We had a little bit of a broadcaster formula of investments, which was development money, a little bit of equity and a license fee. I said, “That’s fine. But it could also be, let’s figure out what is our best play for this project. Not just enable the film to be made but enable the film to be made and us to participate.”

That could mean holding onto the UK rights because the UK distributors aren’t biting at this stage. It doesn’t mean we’re going to distribute the film but we’ll just take a bet that the film will be good enough to find a distributor.

Given that we’ve made 110 films in the past 10 years and 98% of them got distributed, that’s a pretty good bet.

Or it could mean something like the Fox Searchlight deal [on Martin McDonagh’s Three Billboards Outside Ebbing, Missouri], where we co-finance 50-50 and keep their fees as low as we possibly can, meaning we get to participate if the film’s a hit.

It could also be gap financing in a film, or part-mezzanine financing. It could be any number of these options as long as it makes sense. That’s the key strategic change we were able to demonstrate to David [Abraham, Channel 4 chief executive] and the board.

Is the extra £10m ($14.5m) just for 2016?

Right now, it’s just for 2016. We’re in the process of executing the strategy – we’re in 2016, we’re well underway. It’s a good time to be tying the announcement in with what we’ve done so far, with the celebration around the awards. The deals are getting done.

Is a significant portion of the extra investment going to the other two deals: the Fox Searchlight deal and the four-film co-production slate with FP Films and Entertainment Film Distributors?

They don’t make up a big portion. You can figure that out if you work out the budget of Three Billboards - which we’re not going to release - and how much the four comedies are going to cost over two years.

All four of those projects are already in development although we’re not announcing any of the talent involved yet beyond [The Inbetweeners and The Inbetweeners 2 writer-directors] Damon Beesley and Iain Morris.

How significant is the co-financing partnership with Fox Searchlight?

If you structure the deal right, having worldwide distribution from a great distributor who has great ancillaries, as long as there’s a transparency there to the level of fees that they work to, if you make a hit film, you’ll make a lot more money than you will when you sell a film and somebody takes a fee that’s at least double what you’re able to get from an inducer in that sense.

So that is certainly better for us if we can get the material that worldwide distributors like Fox Searchlight in this particular case are looking for. Everybody is looking for films that those people want.

They all have an appetite: the new Focus [Features], Fox Searchlight, Harvey, and on the sales side, Glen Basner, Lionsgate, eOne - they’re all looking for certain kinds of films. We’re looking for projects that are great and then we want one of them to want those films.

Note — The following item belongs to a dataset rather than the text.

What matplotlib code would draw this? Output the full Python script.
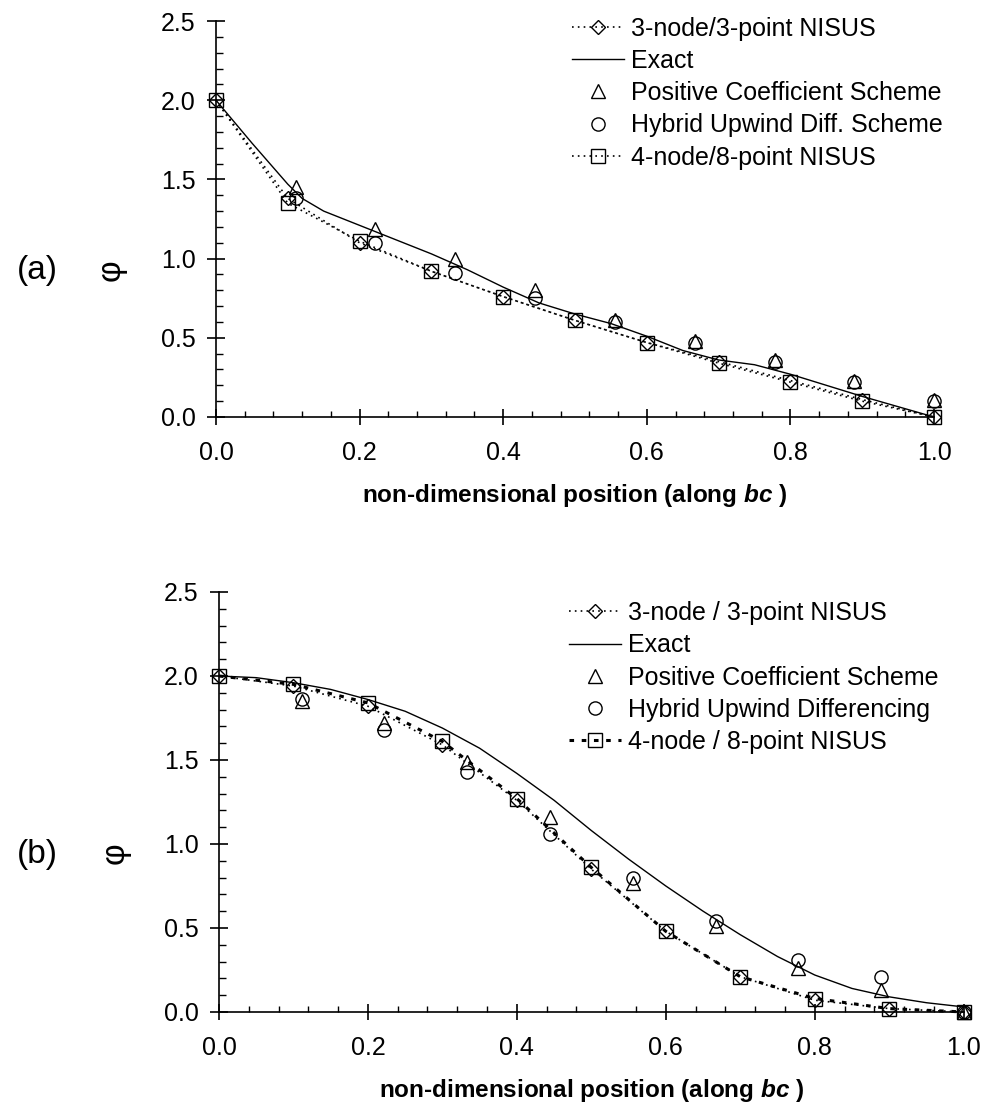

In the past, we would have said: “Okay, you have it but we developed it and we’ll keep UK TV and that’s it.” Now we’ll say: “We developed it and we want a portion of it.” It doesn’t have to be 50-50, and the Fox Searchlight deal is a template.

We did the deal on a movie that we both liked, but we have a lot of conversations going on with the other studios and the other sales agents about what we have in development and what they want. It’s just one deal but we would certainly hope to find other projects with Fox Searchlight and now we’ve got a structure in place so it might be easier.

Film4 has a history of backing innovative, edgy film-makers. Is the deal with The Inbetweeners duo an indication of any desire to increase the number of commercial projects you develop and produce in future?

Innovative and distinctive and quality - when you’re making films at this budget level, they have to be that. The Inbetweeners wasn’t an obvious commercial project at the time - it was a very edgy teen comedy, groundbreaking in many ways for broadcast television.

The kind of humour that Damon and Iain do - yes, we hope it will have wide appeal and find as big an audience as possible but it will be distinctive comedy in their style. It’s not compromised in any way.

We’re not talking about developing big-budget Hollywood franchises, we’re talking about doing material that is distinctive and edgy. It has to be at that budget level for it to work. Everything has to go through that filter.

Look at the films we’ve got coming up: Paddy Considine’s Journeymen; Clio Barnard’s new film [Dark River]; Chris Morris’s new comedy; Mary Magdalene; Yorgos Lanthimos is doing his next film with us. Are they commercial? We’ll see when they’re finished. We hope they’ll have an audience but they fit firmly within the framework of what is best for the British film industry.

The Film4 brand isn’t changing, in other words.

I think the Film4 brand is pretty elastic. The Film4 brand encompasses Trainspotting and Shallow Grave as well as Tyrannosaur and The Selfish Giant. And clearly The Inbetweeners, which was seen by more people in the UK than a lot of our films put together.

Our trade brand is that we want to make films that signify to other film-makers that this is a place where they can come and make their film. That’s what you get when you make Ex Machina, Alex Garland’s movie - you get other people going, “I love that movie, I want to be there.”

But I would also say it’s expanding. There are other film-makers that I would like to see come to Film4. We’ve got to make sure we have that open house.

In terms of the extra money, will any of it be allocated to an increased development fund?

I don’t know that we’ve ever revealed what our development budget is but it is significant and it’s not going up. The development budget is big enough to foster enough projects and get enough things off the ground.

As with all these things, there’s a plan and then the plan gets thrown out the window. The plan is to continue to invest in films from first-time film-makers, from people we’ve worked with in the past and, in some cases, when the opportunity presents itself, to take bigger stakes in some of those bets.

Of the new projects you’ve announced, what are you particularly excited about?

I’m excited that Yorgos wants to do The Killing Of The Sacred Deer with us. I saw the first cut of The Lobster – which was done before I got here - called him, took the meeting. He pitched me an idea, I said yes, we did the deal in a week, he delivered the script six months later, he wants to make the movie this year. I’m excited about the idea and his vision of that. It’s very much in his world.

I’m also very excited by what Bart Layton is doing with American Animals. It’s a first-time feature for an acclaimed documentary film-maker and it’s kind of a hybrid approach between some real footage and a fictional heist.